Она внимала его словам, уставившись на него, слегка приоткрыв рот, всем своим существом выражая сочувствие. Жизнь – какая она страшная, сколько в ней неожиданного! Живешь себе, живешь, не думая о том ужасном дне, когда спадут все покровы, и перед тобой предстанет смерть, которая на самом деле всегда была рядом, смерть только притворялась и ждала. Вот и отец – полный любви, любопытства, планов, – ушел, перестал быть, как какой-нибудь жучок, на которого случайно наступили на прогулке, или жена этого человека, погибшая в одно мгновение, погибшая так жестоко, так ужасно…
– Я не раз предупреждал ее об этом окне, – ответил Уимисс почти сердито, впрочем, в его голосе все время прорывались сердитые нотки на чудовищную злонамеренность судьбы. – Оно очень низкое, а пол скользкий. Дубовый. Все полы в моем доме из полированного дуба. Я сам приказал так сделать. Она, наверное, высунулась из окна, а ноги заскользили.
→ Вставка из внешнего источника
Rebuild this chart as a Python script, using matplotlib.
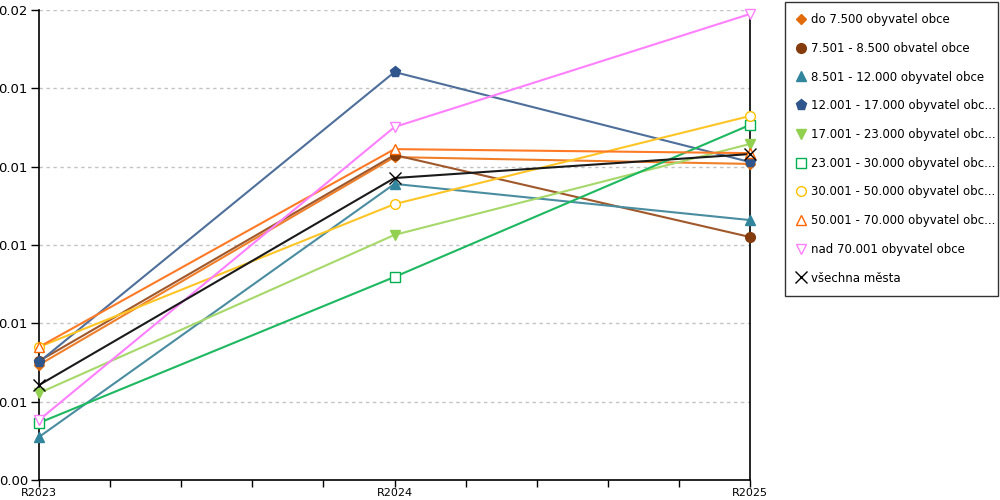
import matplotlib
matplotlib.use("Agg")
import matplotlib.pyplot as plt
from matplotlib.lines import Line2D
import numpy as np

plt.rcParams['font.family'] = ['DejaVu Sans']

categories = ["R2023", "R2024", "R2025"]
y_tick_values = [0.0, 0.02/6, 0.04/6, 0.06/6, 0.08/6, 0.10/6, 0.02]
y_tick_labels = ["0.00", "0.01", "0.01", "0.01", "0.01", "0.01", "0.02"]

labels = [
    "do 7.500 obyvatel obce",
    "7.501 - 8.500 obvatel obce",
    "8.501 - 12.000 obyvatel obce",
    "12.001 - 17.000 obyvatel obc...",
    "17.001 - 23.000 obyvatel obc...",
    "23.001 - 30.000 obyvatel obc...",
    "30.001 - 50.000 obyvatel obc...",
    "50.001 - 70.000 obyvatel obc...",
    "nad 70.001 obyvatel obce",
    "všechna města",
]

do_7500 = [0.00490, 0.01374, 0.01345]
s_7501_8500 = [0.00506, 0.01383, 0.01034]
s_8501_12000 = [0.00183, 0.01260, 0.01106]
s_12001_17000 = [0.00502, 0.01736, 0.01353]
s_17001_23000 = [0.00370, 0.01043, 0.01430]
s_23001_30000 = [0.00243, 0.00864, 0.01511]
s_30001_50000 = [0.00566, 0.01174, 0.01549]
s_50001_70000 = [0.00566, 0.01408, 0.01391]
s_nad_70001 = [0.00255, 0.01502, 0.01983]
s_vsechna = [0.00404, 0.01285, 0.01387]

series = [do_7500, s_7501_8500, s_8501_12000, s_12001_17000, s_17001_23000,
          s_23001_30000, s_30001_50000, s_50001_70000, s_nad_70001, s_vsechna]

line_colors = ["#F07F2A", "#A0582A", "#4A8CA0", "#4F6F9B", "#A6D86A",
               "#1DB860", "#FFC526", "#FF7A26", "#FF80FF", "#1A1A1A"]
marker_colors = ["#E36C0A", "#843C0C", "#31859C", "#2F568C", "#92D050",
                 "#00B050", "#FFC000", "#FF6600", "#FF80FF", "#000000"]
markers = ["D", "o", "^", "p", "v", "s", "o", "^", "v", "x"]
filled = [True, True, True, True, True, False, False, False, False, True]
msizes = [5.5, 7, 7, 8, 7.5, 7, 7, 7.5, 7.5, 8]

fig = plt.figure(figsize=(10, 5), dpi=100)
ax = fig.add_axes([0.039, 0.04, 0.711, 0.94])

x = np.arange(len(categories))
handles = []
for vals, lc, mc, mk, fl, ms, lab in zip(series, line_colors, marker_colors,
                                          markers, filled, msizes, labels):
    ax.plot(x, vals, color=lc, lw=1.5, zorder=3)
    kw = dict(marker=mk, markersize=ms, linestyle="none")
    if mk == "x":
        kw.update(color=mc, markeredgewidth=1.0)
    elif fl:
        kw.update(markerfacecolor=mc, markeredgecolor=mc)
    else:
        kw.update(markerfacecolor="white", markeredgecolor=mc, markeredgewidth=1.0)
    ax.plot(x, vals, zorder=4, clip_on=False, **kw)
    handles.append(Line2D([], [], label=lab, **kw))

ax.set_xlim(0, 2)
ax.set_ylim(0, 0.02)
ax.set_xticks(x)
ax.set_xticklabels(categories, fontsize=8)
ax.set_xticks(np.arange(0, 2.01, 0.2), minor=True)
ax.set_yticks(y_tick_values)
ax.set_yticklabels(y_tick_labels, fontsize=9.5)
ax.tick_params(axis="x", which="both", direction="out", length=5, width=1, pad=1, color="black")
ax.tick_params(axis="y", direction="out", length=6, width=1, pad=2)
for v in y_tick_values[1:]:
    ax.axhline(v, color="#C4C4C4", lw=1, linestyle=(0, (2.5, 2.5)), zorder=1)

ax.spines["top"].set_visible(False)
for s in ["left", "right", "bottom"]:
    ax.spines[s].set_color("black")
    ax.spines[s].set_linewidth(1.2)

leg = fig.legend(handles=handles, loc="upper left",
                 bbox_to_anchor=(0.785, 0.404, 0.213, 0.592), mode="expand",
                 fontsize=8.5, frameon=True, fancybox=False, edgecolor="black",
                 labelspacing=1.33, handlelength=0.8, handletextpad=0.45,
                 borderpad=0.95, borderaxespad=0)
leg.get_frame().set_linewidth(1.0)

fig.savefig("out.png", dpi=100)
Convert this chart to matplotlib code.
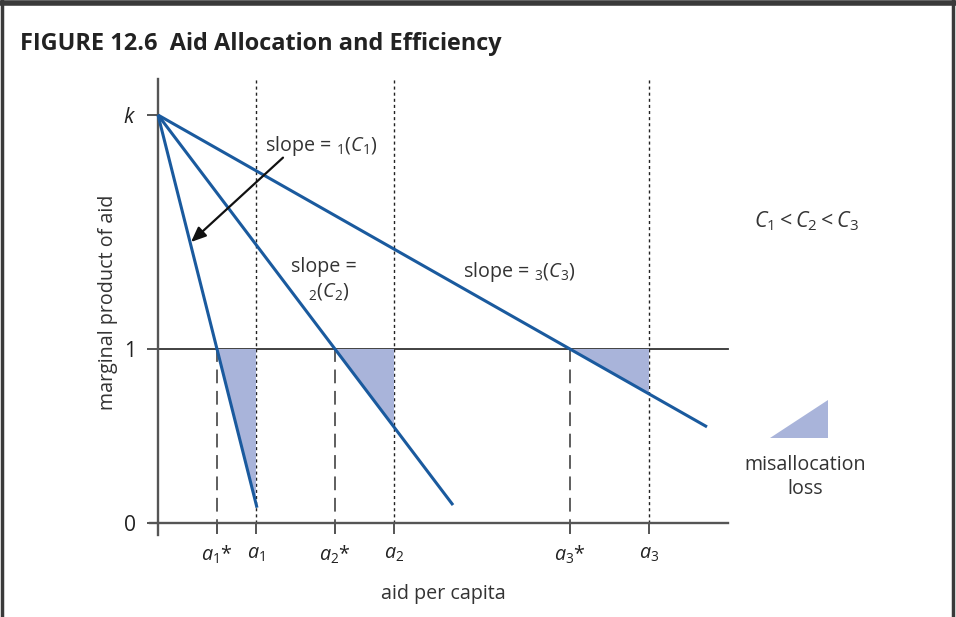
import matplotlib
matplotlib.use("Agg")
import matplotlib.pyplot as plt
from matplotlib.lines import Line2D

plt.rcParams["font.family"] = ["Open Sans", "DejaVu Sans"]
plt.rcParams["mathtext.fontset"] = "custom"
plt.rcParams["mathtext.rm"] = "Open Sans"
plt.rcParams["mathtext.it"] = "Open Sans:italic"
plt.rcParams["mathtext.bf"] = "Open Sans:bold"

# Model values
k = 2.345                       # marginal product at zero aid
opt_level = 1.0                 # efficient marginal product
a_star = [0.59, 1.77, 4.12]     # efficient aid levels a_i*
a_actual = [0.98, 2.36, 4.91]   # actual aid levels a_i
line_end = [0.99, 2.95, 5.49]   # where each schedule is drawn to
star_labels = [r"$a_1$*", r"$a_2$*", r"$a_3$*"]
actual_labels = [r"$a_1$", r"$a_2$", r"$a_3$"]

blue = "#1a5a9e"
shade = "#a9b4da"
axis_grey = "#555555"
text_col = "#333333"
fs = 14.2

fig = plt.figure(figsize=(9.56, 6.17), dpi=100)
ax = fig.add_axes([0, 0, 1, 1])
ax.set_xlim(-1.58, 7.98)
ax.set_ylim(-0.540, 3.006)
ax.set_facecolor("white")

# axes
for s in ["top", "right"]:
    ax.spines[s].set_visible(False)
ax.spines["left"].set_position(("data", 0))
ax.spines["bottom"].set_position(("data", 0))
ax.spines["left"].set_bounds(-0.07, 2.55)
ax.spines["bottom"].set_bounds(-0.08, 5.70)
for s in ["left", "bottom"]:
    ax.spines[s].set_color(axis_grey)
    ax.spines[s].set_linewidth(1.7)

xt = [0] + sorted(a_star + a_actual)
xl = [""] + [lab for _, lab in sorted(zip(a_star + a_actual, star_labels + actual_labels))]
ax.set_xticks(xt)
ax.set_xticklabels(xl, fontsize=fs, color="#222222")
ax.set_yticks([0, opt_level, k])
ax.set_yticklabels(["0", "1", r"$k$"], fontsize=fs + 1, color="#222222")
ax.tick_params(axis="x", direction="out", length=8, width=1.4, color=axis_grey, pad=7)
ax.tick_params(axis="y", direction="out", length=8, width=1.4, color=axis_grey, pad=8)

# efficient level line
ax.plot([0, 5.70], [opt_level, opt_level], color="#333333", lw=1.3, zorder=2)

# actual allocations (dotted) and efficient allocations (dashed)
for xa in a_actual:
    ax.plot([xa, xa], [0, 2.55], color="#222222", lw=1.0, ls=(0, (2.2, 2.2)), zorder=1)
for xs in a_star:
    ax.plot([xs, xs], [-0.06, opt_level], color="#333333", lw=1.1, ls=(0, (9, 5)), zorder=1)

# schedules and misallocation areas
for xs, xa, xe in zip(a_star, a_actual, line_end):
    slope = (k - opt_level) / xs
    ax.plot([0, xe], [k, k - slope * xe], color=blue, lw=2.2, zorder=3,
            solid_capstyle="butt")
    ax.fill([xs, xa, xa], [opt_level, opt_level, k - slope * xa],
            color=shade, lw=0, zorder=2)

# labels
ax.text(1.07, 2.165, r"slope = $_1$($C_1$)", fontsize=fs, color=text_col, va="center")
ax.text(1.33, 1.470, "slope =", fontsize=fs, color=text_col, va="center")
ax.text(1.50, 1.330, r"$_2$($C_2$)", fontsize=fs, color=text_col, va="center")
ax.text(3.05, 1.445, r"slope = $_3$($C_3$)", fontsize=fs, color=text_col, va="center")
ax.text(5.96, 1.735, r"$C_1{<}C_2{<}C_3$", fontsize=15.4, color=text_col, va="center")

ax.annotate("", xy=(0.33, 1.615), xytext=(1.25, 2.10),
            arrowprops=dict(arrowstyle="-|>,head_length=0.9,head_width=0.38",
                            color="#111111", lw=1.6, shrinkA=0, shrinkB=0), zorder=4)

# key for shaded areas
ax.fill([6.12, 6.70, 6.70], [0.489, 0.489, 0.707], color=shade, lw=0)
ax.text(6.47, 0.335, "misallocation", fontsize=fs, color=text_col, ha="center", va="center")
ax.text(6.47, 0.195, "loss", fontsize=fs, color=text_col, ha="center", va="center")

ax.text(2.85, -0.405, "aid per capita", fontsize=fs, color=text_col, ha="center", va="center")
ax.text(-0.50, 1.27, "marginal product of aid", fontsize=fs, color=text_col,
        ha="center", va="center", rotation=90)

fig.text(0.021, 0.928, "FIGURE 12.6  Aid Allocation and Efficiency",
         fontsize=16.9, fontweight="bold", color="#222222", va="center")

# frame around the figure
fig.add_artist(Line2D([0, 1], [0.995, 0.995], transform=fig.transFigure, color="#3a3a3a", lw=4))
fig.add_artist(Line2D([0.002, 0.002], [0, 1], transform=fig.transFigure, color="#3a3a3a", lw=2.5))
fig.add_artist(Line2D([0.997, 0.997], [0, 1], transform=fig.transFigure, color="#3a3a3a", lw=2.5))

fig.savefig("out.png", dpi=100, facecolor="white")
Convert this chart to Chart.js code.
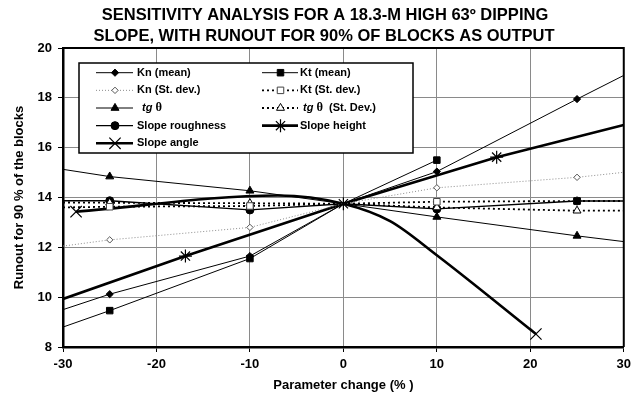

Вот почему она упала головой вперед…
– Ох, ох… – вздрогнула Люси.
Что же ей сделать, что сказать, чтобы как-то смягчить эти ужасные воспоминания?
– А потом, – через мгновение продолжил Уимисс, как и Люси, не осознавая, что она гладит его руку своей дрожащей рукой, – на дознании, словно все это и так не было для меня ужасно, присяжные заспорили о причинах смерти.
– О причинах смерти? – переспросила Люси. – Но ведь она… упала!
– Перессорились из-за того, произошло это случайно или намеренно.
– Намеренно?
– Самоубийство.
– Ох…
Она втянула в себя воздух.
– Но… Это же не так?
– Да как это может быть? Она была моей женой, никаких забот не знала, все для нее, никаких проблем, ничего, что ее беспокоило бы, и со здоровьем все хорошо. Мы были женаты пятнадцать лет, и я всегда был ей предан… Всегда предан.
Он стукнул свободной рукой по колену. В голосе его слышались слезы негодования.
– Тогда почему присяжные?..
– Моя жена держала дуру-горничную – я эту женщину всегда терпеть не мог, – и вот на дознании она сказала кое-что, кое-что, о чем моя жена якобы ей говорила. Вы же знаете этих слуг. Ну, и это подействовало на некоторых присяжных. Вы же знаете, из кого собирают коллегию – мясник, пекарь, собачий лекарь, большинство совершенно темные люди, дикие, готовы поверить чему угодно. И вот, вместо того чтобы вынести вердикт о смерти в результате несчастного случая, они объявили, что присяжные не смогли прийти к какому-либо выводу. Открытый вердикт.
– Как это ужасно… Как ужасно для вас! – промолвила Люси дрожащим от сочувствия голосом.
– Вы бы знали об этом, если б на прошлой неделе читали газеты, – сказал Уимисс, уже спокойнее.
Он выговорился, и ему стало легче. Он глянул в ее лицо, в полные ужаса глаза, увидел дрожащие губы.
– А теперь расскажите о себе, – сказал он, почувствовав что-то вроде угрызений совести: несомненно, то, что случилось с ней, не могло идти ни в какое сравнение с тем, что произошло с ним самим, но все же и она только что перенесла удар, встреча их произошла на общей территории несчастья, познакомила их сама Смерть.
– Неужели жизнь – это только смерть? – тихо спросила она, глядя на него полными муки глазами.
Но перед тем, как он смог ответить – а как он мог бы ответить на такой вопрос, кроме как «Нет, это не так», что и он, и она просто жертвы чудовищной несправедливости – он-то точно жертва, потому что ее отец наверняка умер, как умирают все отцы, как положено, в постели, – итак, перед тем, как он смог ответить, из дома вышли две женщины и мелкими почтительными шажками проследовали к воротам. Солнце освещало их строгие фигуры и приличные черные одежды, которые специально хранятся для таких случаев.
Одна из них увидела под шелковицей Люси и, сначала замешкавшись, направилась к ней через газон медленным тактичным шагом.
– Здесь кто-то хочет с вами поговорить, – сказал Уимисс, поскольку Люси сидела спиной к дорожке.
Она вздрогнула и повернулась.
Женщина, склонив голову набок и сложив на груди руки, нерешительно приблизилась и слегка улыбнулась, выражая тем самым почтительное сочувствие.
– Джентльмен готов, мисс, – мягко произнесла она.